Comment se porte le karting au Brésil ?

À mon époque, le karting brésilien avait un niveau élevé et j’ai pu me former suffisamment pour être compétitif dès mon arrivée en Europe. Mais nous n’avons pas continué à évoluer par la suite, pour plusieurs raisons, tandis que l’Europe progressait sans cesse. L’écart est maintenant beaucoup plus important et c’est difficile pour un pilote brésilien qui sort directement de son pays. Il y a toujours de bons pilotes au Brésil, mais moins qu’avant parce que le niveau de compétition est moins élevé. Il est aujourd’hui indispensable de venir se former en Europe dans les grandes courses internationales, même si cela n’est pas bon marché.
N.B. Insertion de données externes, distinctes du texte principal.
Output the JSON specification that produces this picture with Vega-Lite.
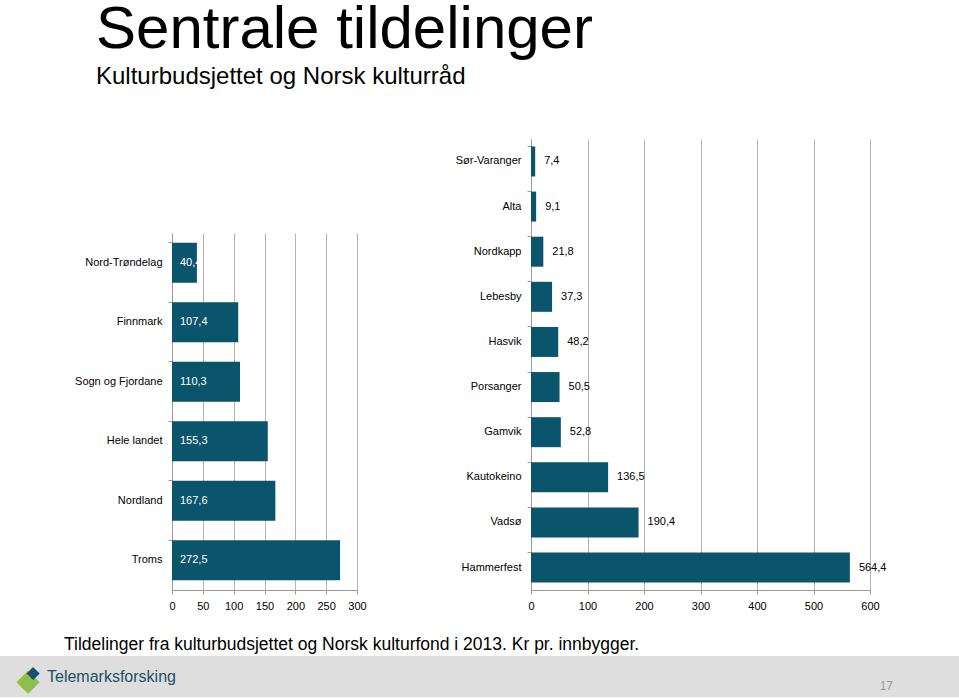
{
  "$schema": "https://vega.github.io/schema/vega-lite/v6.json",
  "padding": 0,
  "background": "white",
  "config": {
    "font": "Liberation Sans",
    "view": {"stroke": null},
    "locale": {"number": {"decimal": ",", "thousands": " ", "grouping": [3], "currency": ["", ""]}},
    "axis": {
      "labelFont": "Liberation Sans",
      "labelFontSize": 11,
      "labelColor": "#000000",
      "domainColor": "#9a9a9a",
      "tickColor": "#9a9a9a",
      "tickSize": 4,
      "labelPadding": 6,
      "gridColor": "#b4b4b4",
      "gridOpacity": 1,
      "labelOverlap": false,
      "labelFlush": false,
      "title": null
    }
  },
  "title": {
    "text": "Sentrale tildelinger",
    "subtitle": "Kulturbudsjettet og Norsk kulturråd",
    "anchor": "start",
    "font": "Liberation Sans",
    "fontSize": 60,
    "fontWeight": "normal",
    "color": "#000000",
    "subtitleFont": "Liberation Sans",
    "subtitleFontSize": 24,
    "subtitleColor": "#000000",
    "subtitlePadding": 4,
    "offset": 49,
    "dx": 96
  },
  "spacing": 2,
  "vconcat": [
    {
      "spacing": 64,
      "title": {
        "text": "Tildelinger fra kulturbudsjettet og Norsk kulturfond i 2013. Kr pr. innbygger.",
        "orient": "bottom",
        "anchor": "start",
        "font": "Liberation Sans",
        "fontSize": 17.5,
        "fontWeight": "normal",
        "color": "#000000",
        "offset": 25,
        "dx": 64
      },
      "hconcat": [
        {
          "width": 1,
          "height": 1,
          "data": {"values": []},
          "mark": "text",
          "encoding": {}
        },
        {
          "spacing": 0,
          "vconcat": [
            {
              "width": 185,
              "height": 94,
              "data": {"values": []},
              "mark": "text",
              "encoding": {}
            },
            {
              "width": 185,
              "height": 357,
              "data": {
                "values": [
                  {"region": "Nord-Trøndelag", "value": 40.4},
                  {"region": "Finnmark", "value": 107.4},
                  {"region": "Sogn og Fjordane", "value": 110.3},
                  {"region": "Hele landet", "value": 155.3},
                  {"region": "Nordland", "value": 167.6},
                  {"region": "Troms", "value": 272.5}
                ]
              },
              "encoding": {
                "y": {
                  "field": "region",
                  "type": "nominal",
                  "sort": null,
                  "scale": {"paddingInner": 0.33, "paddingOuter": 0.165},
                  "axis": {"bandPosition": 0, "minExtent": 107, "maxExtent": 107, "grid": false}
                }
              },
              "layer": [
                {
                  "mark": {"type": "bar", "color": "#0a546c"},
                  "encoding": {
                    "x": {
                      "field": "value",
                      "type": "quantitative",
                      "scale": {"domain": [0, 300], "nice": false},
                      "axis": {"values": [0, 50, 100, 150, 200, 250, 300], "grid": true, "labelOverlap": false, "labelFlush": false}
                    }
                  }
                },
                {
                  "mark": {"type": "text", "align": "left", "baseline": "middle", "dx": 8, "color": "white", "fontSize": 11, "font": "Liberation Sans"},
                  "encoding": {
                    "x": {
                      "datum": 0,
                      "type": "quantitative",
                      "scale": {"domain": [0, 300], "nice": false},
                      "axis": {"values": [0, 50, 100, 150, 200, 250, 300], "grid": true, "labelOverlap": false, "labelFlush": false}
                    },
                    "text": {"field": "value", "type": "quantitative", "format": ".1f"}
                  }
                }
              ]
            }
          ]
        },
        {
          "width": 339,
          "height": 451,
          "data": {
            "values": [
              {"kommune": "Sør-Varanger", "value": 7.4},
              {"kommune": "Alta", "value": 9.1},
              {"kommune": "Nordkapp", "value": 21.8},
              {"kommune": "Lebesby", "value": 37.3},
              {"kommune": "Hasvik", "value": 48.2},
              {"kommune": "Porsanger", "value": 50.5},
              {"kommune": "Gamvik", "value": 52.8},
              {"kommune": "Kautokeino", "value": 136.5},
              {"kommune": "Vadsø", "value": 190.4},
              {"kommune": "Hammerfest", "value": 564.4}
            ]
          },
          "encoding": {
            "y": {
              "field": "kommune",
              "type": "nominal",
              "sort": null,
              "scale": {"paddingInner": 0.335, "paddingOuter": 0.165},
              "axis": {"bandPosition": 0, "minExtent": 100, "maxExtent": 100, "grid": false}
            },
            "x": {
              "field": "value",
              "type": "quantitative",
              "scale": {"domain": [0, 600], "nice": false},
              "axis": {"values": [0, 100, 200, 300, 400, 500, 600], "grid": true, "labelOverlap": false, "labelFlush": false}
            }
          },
          "layer": [
            {
              "mark": {"type": "bar", "color": "#0a546c"}
            },
            {
              "mark": {"type": "text", "align": "left", "baseline": "middle", "dx": 9, "color": "#000000", "fontSize": 11, "font": "Liberation Sans"},
              "encoding": {
                "text": {"field": "value", "type": "quantitative", "format": ".1f"}
              }
            }
          ]
        }
      ]
    },
    {
      "width": 959,
      "height": 41,
      "view": {"fill": "#dedede", "stroke": null},
      "data": {
        "values": [
          {"label": "Telemarksforsking", "side": "venstre"},
          {"label": "17", "side": "høyre"}
        ]
      },
      "encoding": {
        "x": {
          "field": "side",
          "type": "nominal",
          "scale": {"type": "point", "domain": ["venstre", "høyre"], "padding": 0},
          "axis": null
        }
      },
      "layer": [
        {
          "transform": [{"filter": "datum.side === 'venstre'"}],
          "mark": {"type": "text", "align": "center", "baseline": "middle", "dx": 28, "dy": 4, "fontSize": 30, "color": "#8cc04a", "font": "DejaVu Sans"},
          "encoding": {"text": {"value": "◆"}}
        },
        {
          "transform": [{"filter": "datum.side === 'venstre'"}],
          "mark": {"type": "text", "align": "center", "baseline": "middle", "dx": 33, "dy": -4, "fontSize": 17, "color": "#1d4f6b", "font": "DejaVu Sans"},
          "encoding": {"text": {"value": "◆"}}
        },
        {
          "transform": [{"filter": "datum.side === 'venstre'"}],
          "mark": {"type": "text", "align": "left", "baseline": "middle", "dx": 47, "fontSize": 16, "color": "#1d4f66", "font": "Liberation Sans"},
          "encoding": {"text": {"field": "label"}}
        },
        {
          "transform": [{"filter": "datum.side === 'høyre'"}],
          "mark": {"type": "text", "align": "right", "baseline": "middle", "dx": -66, "dy": 9, "fontSize": 12, "color": "#9a9a9a", "font": "Liberation Sans"},
          "encoding": {"text": {"field": "label"}}
        }
      ]
    }
  ]
}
L’organisation d’un Championnat du Monde au Brésil est un évènement très important pour notre pays et nous sommes reconnaissants à Felipe Massa d’en être l’instigateur. Cela n’aura pas lieu comme prévu en 2020 à cause du COVID-19. Nous comptons beaucoup sur cette épreuve désormais programmée en 2021 pour relancer la compétition au Brésil et redonner un élan populaire vers le karting. J’espère que la situation actuelle ne portera pas préjudice à cette belle initiative.